…So I have just spent the last thirty days writing political posts on a blog that was never supposed to be political.
But these last three years have left me with something that needs to be more than a month-long rant. What unsettles me the most are the reasoned, thoughtful, pieces that discuss the loss of democracy through authoritarianism. Do you know how it happens? Good people like you and me simply tune out what is happening because: A) We can’t believe it has come to this; B) We simply zone out because of A; C) We don’t know what we can possibly do against something so BIG; or D) We don’t talk about it because our friends voted for the other party, and we know what discussing politics has done does to friends and families.
But this is important, friends: It is no longer Politics As Usual. We bury our heads in the sand at our country’s peril. (And believe me, I am a long-time ostrich…) And so I pulled my head out of the sand, blinked in the sunlight, and wrote some things here that might offend, but I have tried to write them in the most reasoned way I could. We do not need to add another screaming voice to this already polarized country.
I was reading my morning scriptures today — I’m in Ezekiel (!) — and I was struggling hard to understand what Chapter 22 was telling me, when I came to verse 30: “And I sought for a man among them who should build up the wall and stand in the breach before me for the land, that I should not destroy it, but I found none.”
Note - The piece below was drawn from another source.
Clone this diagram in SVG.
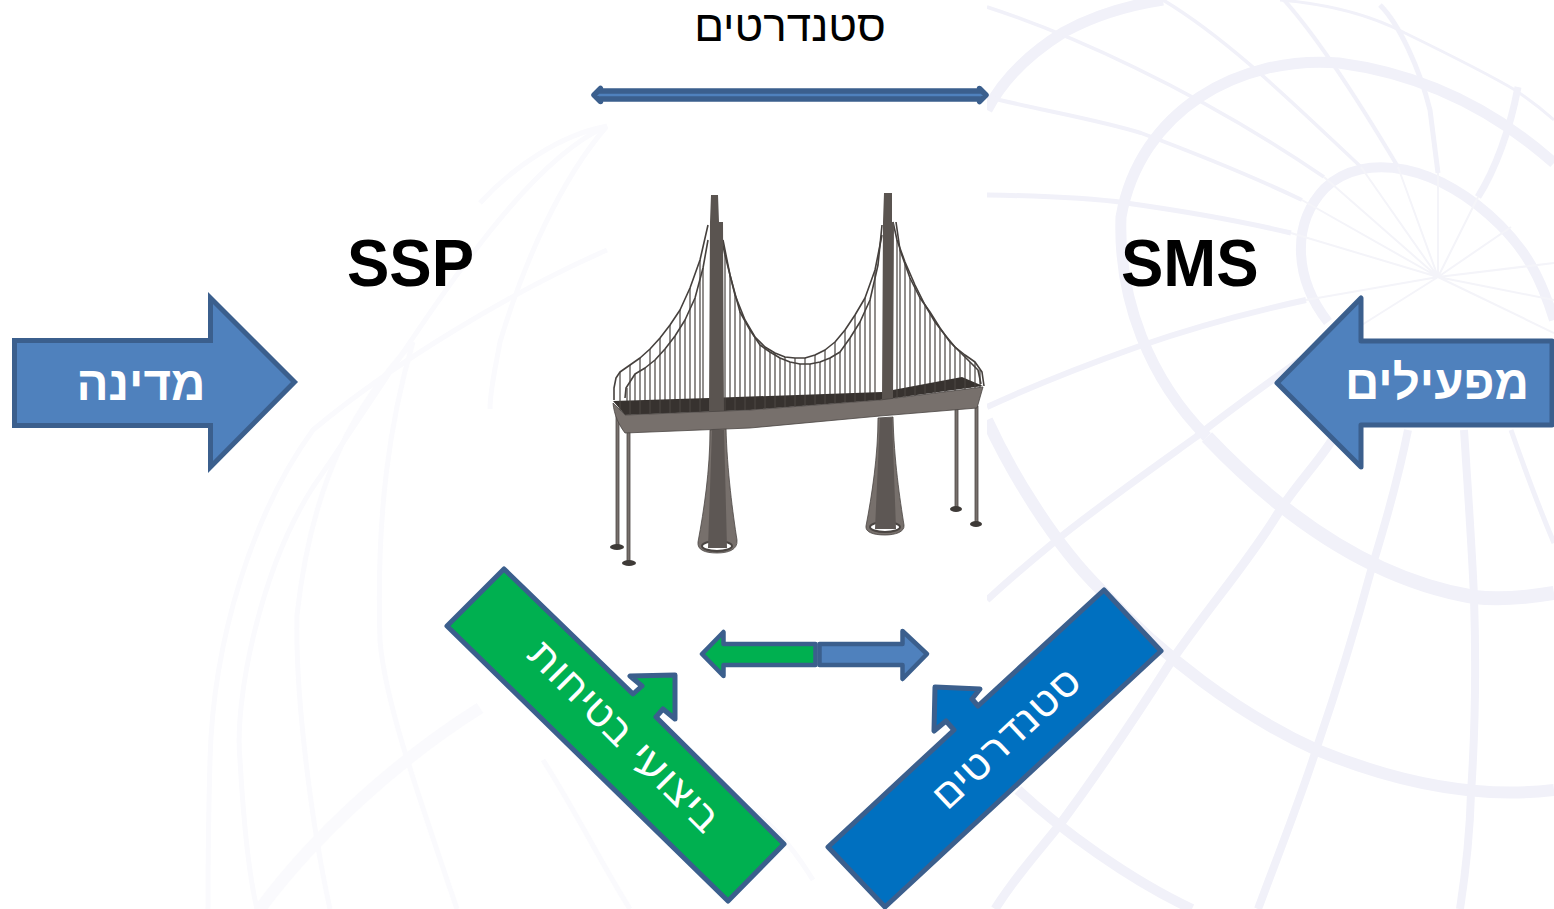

No, it isn’t about building a wall. (Please read this post, if you need to hear my views on walls….) It is about being righteous, standing up for righteousness, for justice, for mercy, for love. Righteousness must be tempered by love, or else we have someone who is a sounding gong or a clanging cymbal; love must be tempered by righteousness or we have wantonness. Justice without mercy is cruelty; mercy on its own without justice makes us doormats. Love & Righteousness, Justice & Mercy–they belong on opposite sides of the same coin; one without the other is an imbalance, a lack of harmony, a breach…
These days the country is certainly imbalanced, harmony is hard to find, and perhaps the breach is miles wide, but what is democracy worth? For my entire lifetime, democracy has not needed to be fought for, and perhaps we have grown soft and complacent, thinking the United States of America was the founding of democracy, and we needn’t worry about it.
- After all, don’t we have the Constitution?
- Don’t we have three branches of government that balance each other?
- Aren’t we all certain of our freedom and our voting rights?
- Dictators and tyrants and authoritarian rulers are not our allies, are they?
If the events of the last few months have you wondering or worrying about these questions, I suggest that we remember that it wasn’t so long ago, we needed to fight for democracy. The odd thing about now is that it seems our democracy is deteriorating from within. And we can’t agree about who is doing the crumbling as the walls fall to pieces with people on either side shouting and throwing rocks.
What we need is courageous people to stand in the breach. Courageous people to say “Stop shouting.” “Stop Tweeting.” Put down the ugly sign in your hand, turn to the person next to you, and offer it to them.
I’ve been reading The Case for the Psalms by N.T. Wright and there is this beautiful quote toward the end. He writes about “…a people of praise who, out of their celebration of God’s goodness in creation and out of their eager anticipation of his coming in judgment at last, speak his word and his truth to those in power, reminding them that they are answerable to the God who will one day hold them accountable.”
Can we speak truth to those in power? Will we stand in the breach, or have we gone too soft after years of easy living? Will we offer our hands to those who are different from us? Are we willing to do the hard work of reconciliation or is it just easier to keep shouting and interrupting? Jesus stands in the gap for us, and calls us to do the same. How will you stand?